I grew up before Cinco de Mayo was celebrated in this country. I grew up at a time when Cinco de Mayo became a day that celebrated a victory (May 5, 1862) by an underdog, a ragtag Mexican army that repelled the invading French, the most powerful army in the world.

I grew up when people began to confuse Cinco de Mayo for Mexican Independence Day (September 16). Perhaps that's when the problem started, as I grew up at a time when that celebration transformed or was converted by beer companies into an excuse for excessive beer-guzzling.

I grew up a time when the words "wetback" and "beaner" were synonymous with the word Mexican. Those insults were uttered regularly in public and worse; it wasn't simply whites hurling those insults; many Mexican Americans were often the worst offenders, doing their hardest to show the world that they were Spanish or Americans, not Mexicans.
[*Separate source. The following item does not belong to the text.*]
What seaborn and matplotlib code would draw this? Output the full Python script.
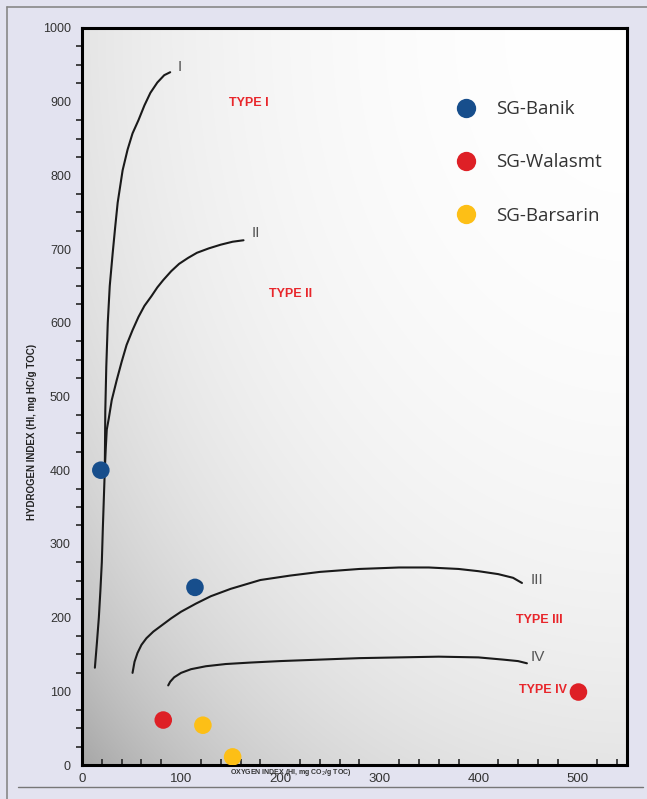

They would never be caught dead speaking Spanish.

I grew up a time when the word Mexican itself was considered a high insult. It connoted being Indian. "Spanish" - a person from Spain - was the proper term. People sometimes apologized for referring to us as "Mexicans." That's kind of why the term "Hispanic" later caught on; it was the closest you could come to calling us "Spanish." Speaking Spanish was the ultimate telltale sign that they might be Mexican, the quintessential unwelcome foreigner.

I grew up at a time when the brown color of our skin was considered both dirty and ugly. It was a time when brown kids were shamed into wanting/wishing they were white.